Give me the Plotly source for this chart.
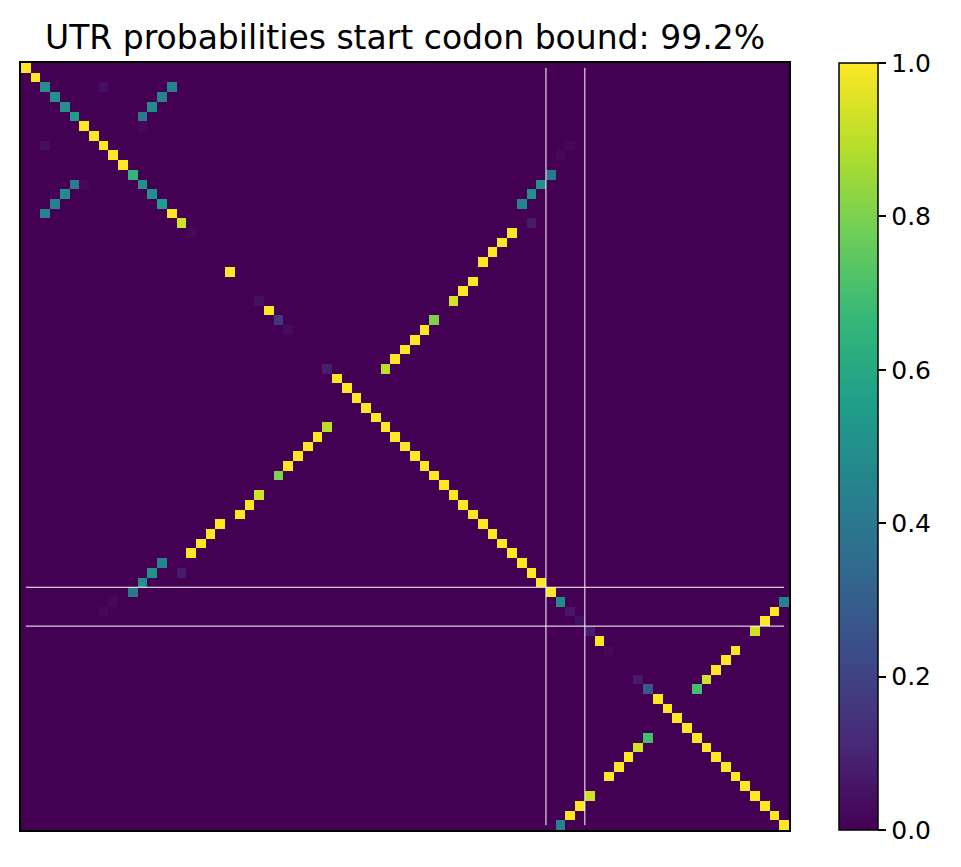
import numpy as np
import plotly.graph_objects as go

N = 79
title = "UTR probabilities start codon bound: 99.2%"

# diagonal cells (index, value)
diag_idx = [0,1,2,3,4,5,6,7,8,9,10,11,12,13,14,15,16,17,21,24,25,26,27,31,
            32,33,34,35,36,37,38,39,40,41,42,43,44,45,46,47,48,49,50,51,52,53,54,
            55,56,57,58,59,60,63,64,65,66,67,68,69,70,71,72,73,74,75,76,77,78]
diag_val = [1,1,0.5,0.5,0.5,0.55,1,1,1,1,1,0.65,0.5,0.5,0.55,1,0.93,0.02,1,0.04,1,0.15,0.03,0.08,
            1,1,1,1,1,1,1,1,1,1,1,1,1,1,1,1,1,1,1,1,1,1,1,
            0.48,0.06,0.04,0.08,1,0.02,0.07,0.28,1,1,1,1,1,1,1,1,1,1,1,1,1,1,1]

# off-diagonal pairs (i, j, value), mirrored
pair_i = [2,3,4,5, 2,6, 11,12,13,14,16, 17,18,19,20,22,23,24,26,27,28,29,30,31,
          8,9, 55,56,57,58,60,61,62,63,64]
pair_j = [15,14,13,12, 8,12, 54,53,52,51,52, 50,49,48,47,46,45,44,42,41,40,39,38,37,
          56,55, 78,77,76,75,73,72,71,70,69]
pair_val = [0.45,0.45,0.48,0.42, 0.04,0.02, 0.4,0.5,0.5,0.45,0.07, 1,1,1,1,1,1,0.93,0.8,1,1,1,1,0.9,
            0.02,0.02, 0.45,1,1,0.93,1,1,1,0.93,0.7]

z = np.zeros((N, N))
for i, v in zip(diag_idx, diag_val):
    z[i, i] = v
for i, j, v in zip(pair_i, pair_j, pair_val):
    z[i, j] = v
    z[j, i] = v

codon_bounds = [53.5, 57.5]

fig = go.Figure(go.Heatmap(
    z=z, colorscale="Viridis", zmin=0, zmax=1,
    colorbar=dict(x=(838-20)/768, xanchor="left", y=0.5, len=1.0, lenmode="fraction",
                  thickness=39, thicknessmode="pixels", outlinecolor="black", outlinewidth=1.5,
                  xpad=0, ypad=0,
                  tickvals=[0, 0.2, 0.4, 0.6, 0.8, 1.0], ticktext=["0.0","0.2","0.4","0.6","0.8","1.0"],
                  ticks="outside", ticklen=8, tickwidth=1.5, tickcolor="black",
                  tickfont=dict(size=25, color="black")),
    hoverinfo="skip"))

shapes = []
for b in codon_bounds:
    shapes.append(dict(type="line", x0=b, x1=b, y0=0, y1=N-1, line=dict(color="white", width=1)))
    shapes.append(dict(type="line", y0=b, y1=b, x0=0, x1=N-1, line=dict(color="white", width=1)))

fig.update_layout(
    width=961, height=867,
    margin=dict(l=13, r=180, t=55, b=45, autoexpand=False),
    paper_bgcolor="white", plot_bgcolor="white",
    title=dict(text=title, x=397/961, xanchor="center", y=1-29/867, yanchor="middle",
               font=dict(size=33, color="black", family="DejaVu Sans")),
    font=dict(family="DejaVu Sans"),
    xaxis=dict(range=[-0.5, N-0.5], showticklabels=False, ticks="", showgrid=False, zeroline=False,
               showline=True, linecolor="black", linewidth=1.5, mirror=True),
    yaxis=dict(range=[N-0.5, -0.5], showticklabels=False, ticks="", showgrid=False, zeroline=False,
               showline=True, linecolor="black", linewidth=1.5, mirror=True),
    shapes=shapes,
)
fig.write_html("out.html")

* Written instruction:
Copy nothing but the lines from the top of the material through the line holding "probabilities start codon", exactly as written; omit pictures.

* Solution:
Give me the Plotly source for this chart.
import numpy as np
import plotly.graph_objects as go

N = 79
title = "UTR probabilities start codon bound: 99.2%"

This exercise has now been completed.